Ancient wars between india and iran

Ancient Wars Between India And Iran

Indians and Iranians shared a common religious past, which led historians to sometimes even term the common ancestral religion as Proto-Indo-Iranian religion. Have we ever understood the implications of this common religious past on the historical studies of the two regions? It is probable that the two communities were in war with each other for hundreds of years, if not more. Let us dig a little into the religious legends of these regions and see what they have to offer.

Zoroastrianism was the most prominent religion of Iran. What are their beliefs? Firstly, that their God is Ahur Mazda. Secondly, they believe in a certain powerful Satanic spirit called Ahriman. And their scriptures talk about two types of people-Yazats and Devas. Devas are symbolic of the evil spirit, an embodiment of all that should not be. Even now, when people of the Iranian region talk about Devas, they talk about them with disgust-that is the kind of hatred that the Devas have generated. And most importantly, they are led by the demonic evil spirit called Ahriman. On the other hand, Yazats are the followers of the Supreme God Ahur Mazda. They are the righteous people, an embodiment of everything that should be correct.

Now let us come to the subject of Rig Veda, and the scriptures of Hindus in general, of India. There are two types of people-Devas and Asurs. Devas are the righteous people; they are an embodiment of all that should be right; they rule the heaven and earth and maintain peace and righteousness all over. Their God is Brahman, the Supreme Being, who has created everything in the universe. And there are the Asurs, who are evil beings. These Asurs are an embodiment of all that is wrong, an embodiment of all that should not be. They are led by their evil guru/teacher Shukra.

Do you see anything that relates the two beliefs? In today’s geographical terms, these are two communities of people who lived on either side of the current day Afghanistan. We have the community on the west side of Afghanistan call the evil spirit as Ahriman, and we have the community on the east side of Afghanistan call their God as Brahman. Do you get a feeling, or sense something fishy here? Yes, both are the same: Ahriman is the same as the Brahman. The god of the Vedic people is the evil spirit of the Zoroastrians! The name of Brahman got morphed slightly after it traveled over to the Iranian region, and it became Ahriman.

The evil spirits feared by the community on the west side of Afghanistan are Devas. And the good-natured gods of the Vedas on the east side of Afghanistan are also Devas. Both are the same. Zoroastrians hated the Devas of the Vedic people!

The god of the people on the left side of Afghanistan is Ahur Mazda. And the good people who follow Ahur Mazda are called Yazats. The evil spirits feared by the Vedic community on the east side of Afghanistan are called Asurs. We can easily see that the name of Asur has been given to the followers of Ahur Mazda. In the later literature, these are called Rakshas-a phonetic similarity with Yazats can be noticed. Zoroaster is the Persian name for the prophet. The Greek name for him is Zarathushtra. Phonetically, this ties in with the name associated by the Vedic people to the guru (teacher) of the Asurs-Shukra! — The evil Asur Guru, derided even today in a large body of religious legends all over India. And the usage of these terminologies survives to the current day, even after eons, across the scores of languages of India. Killing a demon or evil person is called Asur Vadha in Indian languages; and an extremely evil deed is even today called Rakshasic.
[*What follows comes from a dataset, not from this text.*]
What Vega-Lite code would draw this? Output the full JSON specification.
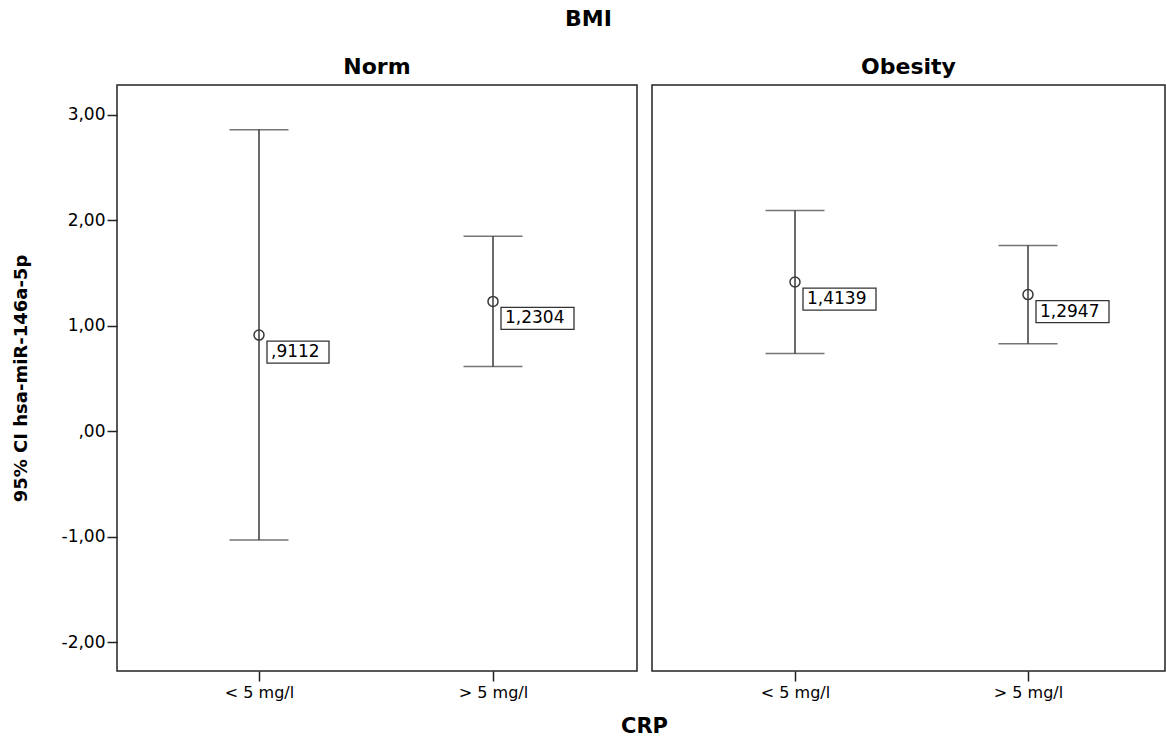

What we clearly see here is the presence of the two communities on either side of the present day Afghanistan, separated by a few hundred miles. They were battling each other for a long time; the exact duration of their fights cannot be definitely attested to. But the kind of feelings that they generated against each other certainly points to the possibility that they were each other’s antagonists for hundreds of years or more, on a sporadic basis, as attested by the huge amount of literature dedicated to the battles between the communities in their respective scriptures. They were battling each other for survival, each fearing that a loss would decimate their culture and everything else with it.

What is the source of hatred for each other? Why did they fight each other so much? When did the wars take place? How long did the wars last? How did the wars finally end?

The first of these wars is often termed in Indian scriptures as the «Devasur Sangram,» a bloody prehistoric and gigantic war that had a huge impact on the cultures of the two regions. Indians mistakenly think that this war took place in heavens. However, this war did not take place in heavens — rather, it took place on earth, right between the Indian and Iranian regions. Those days, people living in India were called Devas or gods because of certain peculiar religious customs practiced by them — it was a name given to their race. There is a large amount of evidence to attest to this fact. For example, the state of Himachal Pradesh in North India is even today fondly called Deva Bhumi, or the land of Devas.

This overlooked war is a huge missing chunk from world historical studies.